Los personajes más destacados son Sally Bowles, una actriz británica que intenta sobrevivir de sus actuaciones en teatros y cabarets berlineses (personaje en que se inspiró Cabaret de Bob Fosse e interpretó la inolvidable Liza Minnelli). «Sabes una cosa, le gustaba decir [a Sally], qué diría toda esta gente si supiesen que estos dos vagos van a ser el novelista más maravilloso y la actriz más grande del mundo» (p.50). Peter Wilkinson, un rico inglés y Otto Nowak, un alemán pobre, una pareja con los que el autor pasa unos meses de ociosas vacaciones en la isla de Ruegen presenciando sus continuas discusiones conyugales. La familia Nowak, de clase trabajadora empobrecida que culpa a la democracia de su situación, con quien vive un tiempo en su destartalada casa.

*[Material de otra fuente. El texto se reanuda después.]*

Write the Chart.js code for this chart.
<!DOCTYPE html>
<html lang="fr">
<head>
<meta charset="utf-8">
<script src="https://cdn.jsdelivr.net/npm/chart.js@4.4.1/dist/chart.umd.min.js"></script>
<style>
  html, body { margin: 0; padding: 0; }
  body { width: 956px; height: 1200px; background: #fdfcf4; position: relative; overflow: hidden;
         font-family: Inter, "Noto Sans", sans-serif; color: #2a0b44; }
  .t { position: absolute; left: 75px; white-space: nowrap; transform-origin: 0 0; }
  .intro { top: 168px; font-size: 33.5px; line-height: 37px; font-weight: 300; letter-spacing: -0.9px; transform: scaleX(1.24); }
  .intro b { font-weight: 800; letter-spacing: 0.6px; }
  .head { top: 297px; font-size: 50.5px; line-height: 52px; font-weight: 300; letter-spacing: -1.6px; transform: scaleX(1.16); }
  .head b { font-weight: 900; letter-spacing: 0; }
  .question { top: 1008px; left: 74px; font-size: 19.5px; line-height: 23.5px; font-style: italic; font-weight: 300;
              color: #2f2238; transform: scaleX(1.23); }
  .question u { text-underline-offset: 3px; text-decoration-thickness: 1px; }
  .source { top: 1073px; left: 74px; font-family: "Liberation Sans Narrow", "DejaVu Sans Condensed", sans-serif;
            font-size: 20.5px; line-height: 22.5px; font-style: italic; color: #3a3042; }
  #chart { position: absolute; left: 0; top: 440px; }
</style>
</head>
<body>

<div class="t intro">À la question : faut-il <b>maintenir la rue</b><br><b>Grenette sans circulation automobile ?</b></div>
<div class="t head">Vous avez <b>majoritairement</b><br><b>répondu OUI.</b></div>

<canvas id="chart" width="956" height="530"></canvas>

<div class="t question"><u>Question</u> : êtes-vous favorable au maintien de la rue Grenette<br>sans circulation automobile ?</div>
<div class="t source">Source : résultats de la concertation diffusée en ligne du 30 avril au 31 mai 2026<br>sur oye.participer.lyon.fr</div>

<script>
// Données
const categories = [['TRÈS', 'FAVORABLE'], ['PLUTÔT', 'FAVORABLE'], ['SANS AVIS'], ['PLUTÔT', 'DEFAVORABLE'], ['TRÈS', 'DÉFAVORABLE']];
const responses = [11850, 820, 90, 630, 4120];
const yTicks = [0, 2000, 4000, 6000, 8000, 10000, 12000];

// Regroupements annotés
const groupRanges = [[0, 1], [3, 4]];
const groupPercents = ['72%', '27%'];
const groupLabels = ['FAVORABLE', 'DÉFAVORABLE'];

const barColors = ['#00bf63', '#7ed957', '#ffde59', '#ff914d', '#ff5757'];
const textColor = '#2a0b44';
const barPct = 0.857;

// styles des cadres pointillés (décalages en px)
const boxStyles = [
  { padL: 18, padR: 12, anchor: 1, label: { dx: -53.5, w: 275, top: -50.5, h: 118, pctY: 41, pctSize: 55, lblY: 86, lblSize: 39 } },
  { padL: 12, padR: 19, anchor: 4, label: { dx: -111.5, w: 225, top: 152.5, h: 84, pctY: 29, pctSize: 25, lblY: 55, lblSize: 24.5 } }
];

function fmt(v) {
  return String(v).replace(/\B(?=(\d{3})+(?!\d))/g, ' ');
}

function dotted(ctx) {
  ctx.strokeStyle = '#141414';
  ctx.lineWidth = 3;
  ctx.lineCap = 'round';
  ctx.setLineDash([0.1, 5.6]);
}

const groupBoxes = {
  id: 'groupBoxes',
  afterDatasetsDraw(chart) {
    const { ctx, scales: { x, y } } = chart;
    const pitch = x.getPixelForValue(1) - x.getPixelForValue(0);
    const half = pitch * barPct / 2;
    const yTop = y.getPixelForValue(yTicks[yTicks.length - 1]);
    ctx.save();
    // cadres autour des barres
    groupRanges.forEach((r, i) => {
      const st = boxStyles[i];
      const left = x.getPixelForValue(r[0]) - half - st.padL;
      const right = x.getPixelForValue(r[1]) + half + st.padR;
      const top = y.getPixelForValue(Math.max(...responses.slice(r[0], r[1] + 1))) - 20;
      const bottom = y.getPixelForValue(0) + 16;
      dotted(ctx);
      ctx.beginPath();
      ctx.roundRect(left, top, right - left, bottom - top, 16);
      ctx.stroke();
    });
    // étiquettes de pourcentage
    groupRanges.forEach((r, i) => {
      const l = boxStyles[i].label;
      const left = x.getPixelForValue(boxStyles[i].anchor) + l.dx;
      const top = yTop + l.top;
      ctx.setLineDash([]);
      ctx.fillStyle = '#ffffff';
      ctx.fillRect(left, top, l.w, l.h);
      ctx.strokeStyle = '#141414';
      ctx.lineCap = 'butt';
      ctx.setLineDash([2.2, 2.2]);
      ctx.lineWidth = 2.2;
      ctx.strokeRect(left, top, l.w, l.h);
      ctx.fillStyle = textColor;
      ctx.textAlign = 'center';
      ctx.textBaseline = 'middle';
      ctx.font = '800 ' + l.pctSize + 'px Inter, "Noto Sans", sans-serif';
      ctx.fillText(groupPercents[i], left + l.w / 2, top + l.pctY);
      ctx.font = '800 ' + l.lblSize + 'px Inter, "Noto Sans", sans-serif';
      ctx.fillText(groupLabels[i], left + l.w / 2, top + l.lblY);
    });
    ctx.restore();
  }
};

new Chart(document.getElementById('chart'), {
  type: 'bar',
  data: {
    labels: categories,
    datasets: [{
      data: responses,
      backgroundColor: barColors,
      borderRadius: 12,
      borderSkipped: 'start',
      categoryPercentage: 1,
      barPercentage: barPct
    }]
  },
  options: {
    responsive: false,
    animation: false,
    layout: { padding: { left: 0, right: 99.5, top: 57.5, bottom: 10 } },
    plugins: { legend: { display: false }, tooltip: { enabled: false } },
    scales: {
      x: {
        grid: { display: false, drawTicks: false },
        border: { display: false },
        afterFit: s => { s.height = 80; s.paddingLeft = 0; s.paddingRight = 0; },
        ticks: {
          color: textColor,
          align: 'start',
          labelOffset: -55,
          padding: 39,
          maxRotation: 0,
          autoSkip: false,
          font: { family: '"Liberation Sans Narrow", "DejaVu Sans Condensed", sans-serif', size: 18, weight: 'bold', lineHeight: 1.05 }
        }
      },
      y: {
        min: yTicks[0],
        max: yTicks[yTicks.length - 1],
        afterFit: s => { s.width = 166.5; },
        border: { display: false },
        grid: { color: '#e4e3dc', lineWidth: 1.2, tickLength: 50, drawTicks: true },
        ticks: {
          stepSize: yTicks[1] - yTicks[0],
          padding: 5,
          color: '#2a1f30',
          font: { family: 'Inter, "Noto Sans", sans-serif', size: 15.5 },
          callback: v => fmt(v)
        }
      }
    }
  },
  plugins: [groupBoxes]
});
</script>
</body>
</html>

Los Landauer, rica familia de origen judío, ya en el punto de mira de los nazis, y con quien Isherwood se relaciona cuando se convierte en profesor de la joven Natalia Landauer.

En Adiós a Berlín, Isherwood nos muestra una ciudad decadente y atractiva en la que las libertades están a punto de ser pisoteadas. El último capítulo, “Diario berlinés, invierno 1932-1933”, es la crónica del final de la fiesta berlinesa.
«Anoche, Fritz Wendel me invitó a una vuelta por los “tugurios”. Íbamos un poco en plan despedida, porque la policía ha empezado a interesarse por esos lugares. A menudo hacen registros y toman nota de los nombres de los clientes, Incluso se habla de una limpieza general de Berlín» (p.208).
«Oído en un café: un joven nazi sentado con su novia discute el futuro del partido. El nazi está borracho. “sí, si ya sé que ganaremos, de acuerdo” exclama impacientemente, “pero no basta”. Y golpea la mesa con el puño: “¡Tiene que haber sangre!”(p. 216).

Hay romanticismo y melancolía en las páginas de Adiós a Berlín. Cuando Isherwood la publicó en 1939, aquel mundo había desaparecido por completo. La ciudad sufrió lo indecible durante el nazismo con las terribles persecuciones, durante la guerra, con los continuos bombardeos aliados, durante los largos años de la Guerra fría... La caída del Muro lo cambió todo. Puede que Berlín sea hoy heredera de aquella ciudad abierta y bulliciosa de los años 20. Isherwood no vivió para verlo.